Instruction ▸ Reproduce, character for character, the lines below from the first through the one with "import seaborn as sns". Leave pictures out.

Exercise inputs ▸
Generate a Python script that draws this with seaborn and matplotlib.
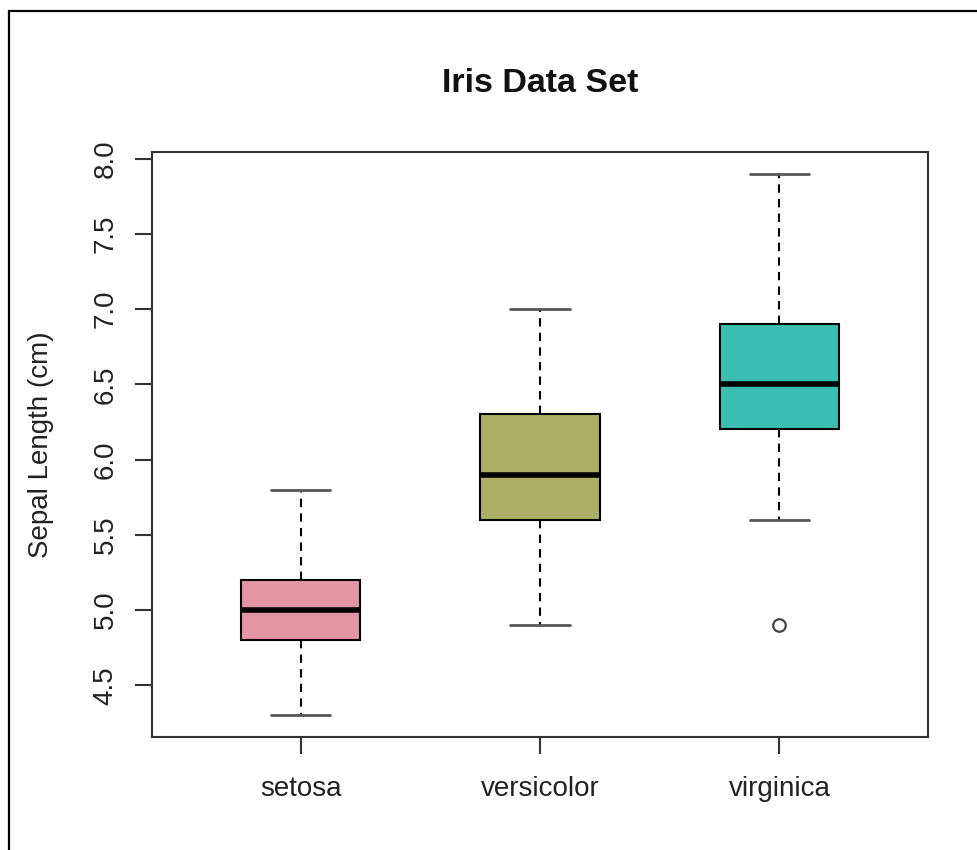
import pandas as pd
import numpy as np
import matplotlib
matplotlib.use('Agg')
import matplotlib.pyplot as plt
from matplotlib.patches import Rectangle
import seaborn as sns

# five-number summaries
species = ['setosa', 'versicolor', 'virginica']
whisker_low = [4.3, 4.9, 5.6]
q1 = [4.8, 5.6, 6.2]
median = [5.0, 5.9, 6.5]
q3 = [5.2, 6.3, 6.9]
whisker_high = [5.8, 7.0, 7.9]
outlier_species = ['virginica']
outlier_values = [4.9]
box_colors = ['#E495A5', '#ABB065', '#39BEB1']
yticks = [4.5, 5.0, 5.5, 6.0, 6.5, 7.0, 7.5, 8.0]

rows = []
for i, sp in enumerate(species):
    for v in [whisker_low[i], q1[i], median[i], q3[i], whisker_high[i]]:
        rows.append({'Species': sp, 'Sepal.Length': v})
df = pd.DataFrame(rows)

sns.set_style('ticks')
plt.rcParams['font.family'] = ['Liberation Sans', 'DejaVu Sans']

fig = plt.figure(figsize=(9.77, 8.5), dpi=100)
ax = fig.add_axes([0.1556, 0.1329, 0.7942, 0.6883])

sns.boxplot(data=df, x='Species', y='Sepal.Length', hue='Species', order=species,
            palette=box_colors, saturation=1, whis=(0, 100), width=0.5, legend=False,
            ax=ax, linecolor='black', linewidth=1.5,
            whiskerprops=dict(linestyle=(0, (4, 3)), color='black', linewidth=1.5),
            capprops=dict(color='#555555', linewidth=2),
            medianprops=dict(color='black', linewidth=4),
            capwidths=0.25)

sns.stripplot(x=outlier_species, y=outlier_values, order=species, jitter=False,
              color='white', edgecolor='#444444', linewidth=1.6, size=9, ax=ax)

ax.set_xlim(-0.62, 2.62)
ax.set_ylim(4.156, 8.044)
ax.set_yticks(yticks)
ax.set_yticklabels([f'{t:.1f}' for t in yticks], rotation=90, va='center')
ax.set_xlabel('')
ax.set_ylabel('Sepal Length (cm)', fontsize=20, color='#222222', labelpad=28)
ax.tick_params(axis='both', labelsize=20, length=12, width=1.5, color='#333333',
               labelcolor='#222222')
ax.tick_params(axis='x', pad=16)
ax.tick_params(axis='y', pad=12)
for s in ax.spines.values():
    s.set_visible(True)
    s.set_color('#333333')
    s.set_linewidth(1.5)

fig.text(0.5527, 1 - 83 / 850, 'Iris Data Set', ha='center', va='center',
         fontsize=24.5, fontweight='bold', color='#111111')

# outer frame of the original screenshot (left and top edges)
fig.add_artist(Rectangle((9 / 977, -0.5), 2, 0.987 + 0.5, transform=fig.transFigure,
                         fill=False, edgecolor='black', linewidth=1.6))

fig.savefig('out.png', dpi=100)
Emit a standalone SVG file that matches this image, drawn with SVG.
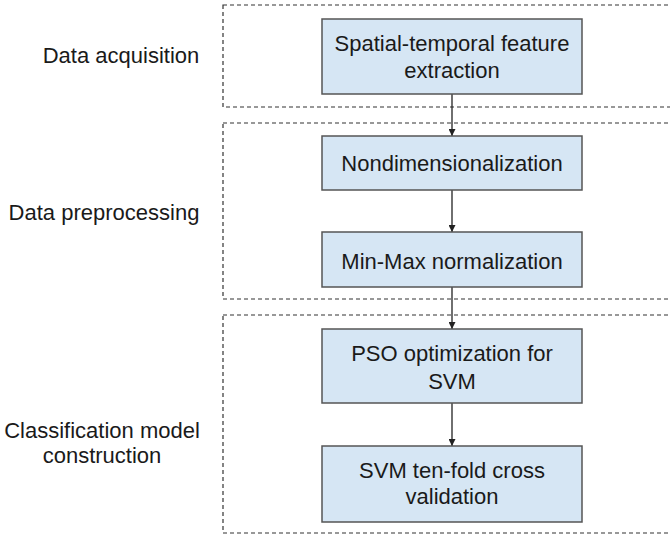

Result of the task ▸
Generate a Python script that draws this with seaborn and matplotlib.
import pandas as pd
import numpy as np
import matplotlib
matplotlib.use('Agg')
import matplotlib.pyplot as plt
from matplotlib.patches import Rectangle
import seaborn as sns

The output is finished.